Governor of the Bank of Spain
- In office 3 April 1935 – 6 May 1935
- Preceded by: Alfredo de Zavala y Lafora
- Succeeded by: Alfredo de Zavala y Lafora

Personal details
- Born: 1894
- Died: 8 November 1970 (aged 75–76) Madrid, Spain
- Occupation: Banker

= Alejandro Fernández de Araoz =

Alejandro Fernández de Araoz y de la Devesa (1894 – 8 November 1970) was a Spanish lawyer and banker.

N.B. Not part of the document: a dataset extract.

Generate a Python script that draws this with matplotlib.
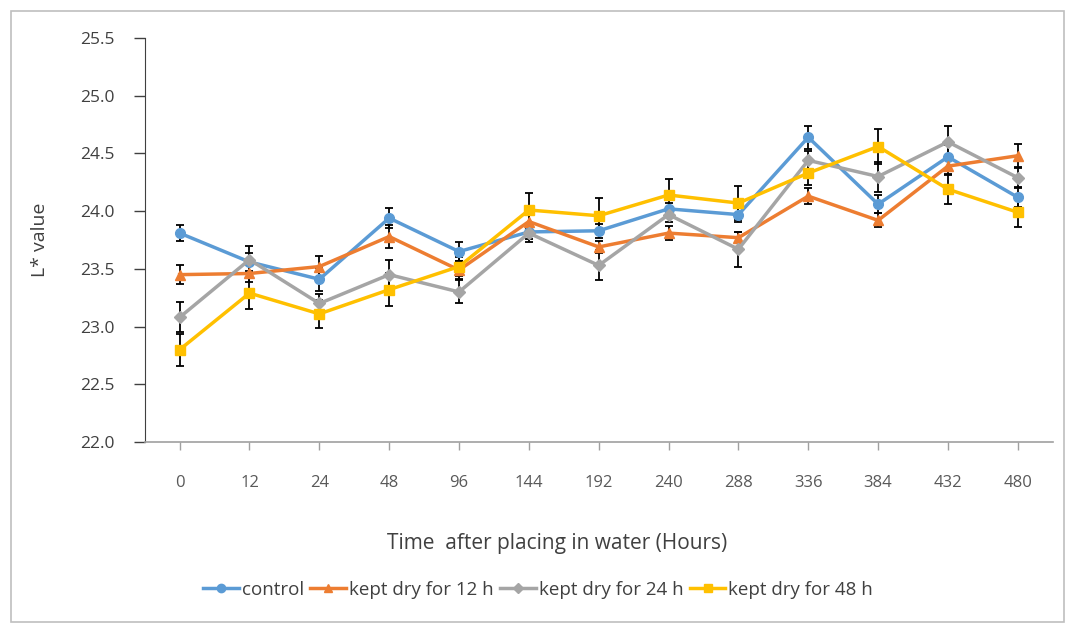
import matplotlib
matplotlib.use('Agg')
import matplotlib.pyplot as plt
from matplotlib.patches import Rectangle
from matplotlib.lines import Line2D

plt.rcParams['font.family'] = ['Open Sans', 'DejaVu Sans']

hours = ['0', '12', '24', '48', '96', '144', '192', '240', '288', '336', '384', '432', '480']

control = [23.81, 23.56, 23.41, 23.94, 23.65, 23.82, 23.83, 24.02, 23.97, 24.64, 24.06, 24.47, 24.12]
dry_12 = [23.45, 23.46, 23.52, 23.78, 23.49, 23.91, 23.69, 23.81, 23.77, 24.13, 23.92, 24.39, 24.48]
dry_24 = [23.08, 23.58, 23.20, 23.45, 23.30, 23.81, 23.53, 23.97, 23.67, 24.44, 24.30, 24.60, 24.29]
dry_48 = [22.80, 23.29, 23.11, 23.32, 23.52, 24.01, 23.96, 24.14, 24.07, 24.33, 24.56, 24.19, 23.99]

control_err = [0.07, 0.08, 0.10, 0.09, 0.08, 0.06, 0.06, 0.05, 0.06, 0.10, 0.08, 0.10, 0.08]
dry_12_err = [0.08, 0.07, 0.09, 0.10, 0.08, 0.06, 0.05, 0.06, 0.05, 0.07, 0.06, 0.08, 0.10]
dry_24_err = [0.13, 0.12, 0.08, 0.13, 0.10, 0.08, 0.13, 0.06, 0.15, 0.08, 0.13, 0.14, 0.08]
dry_48_err = [0.14, 0.14, 0.12, 0.14, 0.08, 0.15, 0.15, 0.14, 0.15, 0.10, 0.15, 0.13, 0.13]

series = [
    ('control', control, control_err, '#5B9BD5', 'o'),
    ('kept dry for 12 h', dry_12, dry_12_err, '#ED7D31', '^'),
    ('kept dry for 24 h', dry_24, dry_24_err, '#A5A5A5', 'D'),
    ('kept dry for 48 h', dry_48, dry_48_err, '#FFC000', 's'),
]

fig = plt.figure(figsize=(10.72, 6.23), dpi=100)
ax = fig.add_axes([0.135, 0.2905, 0.847, 0.6485])

x = list(range(len(hours)))
handles = []
for label, values, errs, color, marker in series:
    msize = 7 if marker != 'D' else 6
    ax.errorbar(
        x, values, yerr=errs,
        color=color, marker=marker, markersize=msize,
        linewidth=2.5,
        ecolor='black', elinewidth=1.3, capsize=3, capthick=1.3
    )
    handles.append(Line2D([], [], color=color, marker=marker, markersize=msize - 1,
                          linewidth=2.5, label=label))

ax.set_xlim(-0.5, len(hours) - 0.5)
ax.set_ylim(22.0, 25.5)
ax.set_yticks([22.0, 22.5, 23.0, 23.5, 24.0, 24.5, 25.0, 25.5])
ax.set_yticklabels(['22.0', '22.5', '23.0', '23.5', '24.0', '24.5', '25.0', '25.5'])
ax.set_xticks(x)
ax.set_xticklabels(hours)

for side in ['top', 'right']:
    ax.spines[side].set_visible(False)
ax.spines['left'].set_color('#404040')
ax.spines['bottom'].set_color('#A0A0A0')
ax.spines['bottom'].set_linewidth(1.2)

ax.tick_params(axis='y', direction='out', length=8, width=1, color='#404040',
               labelsize=12.5, labelcolor='#404040', pad=14)
ax.tick_params(axis='x', direction='out', length=6, width=1, color='#A0A0A0',
               labelsize=12, labelcolor='#595959', pad=18)

ax.set_xlabel('Time  after placing in water (Hours)', fontsize=15, color='#404040')
ax.xaxis.set_label_coords(0.454, -0.225)
ax.set_ylabel('L* value', fontsize=14, color='#404040', labelpad=22)

legend = fig.legend(
    handles=handles,
    loc='center', bbox_to_anchor=(0.502, 0.053), ncol=4, frameon=False,
    fontsize=13.5, handlelength=1.9, handletextpad=0.15, columnspacing=0.35
)
for text in legend.get_texts():
    text.set_color('#404040')

fig.patches.append(Rectangle((0.0103, 0.002), 0.9822, 0.98, transform=fig.transFigure,
                             fill=False, edgecolor='#BFBFBF', linewidth=1.2))

fig.savefig('out.png', dpi=100)
plt.close()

During the Second Spanish Republic he was briefly Governor of the Bank of Spain.

==Life==

Alejandro Fernández de Araoz y de la Devesa was born in 1894 in Medina del Campo, Valladolid, Spain.
He was the son of Clemente Fernández de la Devesa and Margarita de Araoz Alonso.
Fernández Araoz became a state attorney.
He married Carmen Marañón y Moya (1913–2005).
Their children were María del Carmen, María de los Dolores and Alejandro Fernández de Araoz Marañón.

Alejandro Fernández Araoz ran on a Left Liberal platform and was elected deputy for the Arévalo district of Ávila on 29 April 1923 by 5,730 votes out of 9,292.
He held office from 8 May 1923 to 15 September 1923.

Alfredo de Zavala y Lafora was appointed Minister of Finance by Alejandro Lerroux on 3 April 1935, holding office until 6 May 1935.
During this period Fernández Araoz acted as Governor of the Bank of Spain.
After a month Lerroux submitted the resignation of the entire cabinet.
Zavala Lafora resumed his position at the Bank of Spain in May 1935.

Alejandro Fernández de Araoz y de la Devesa died in Madrid on 8 November 1970.
He was Chairman of the Board of the Banco Internacional de Comercio.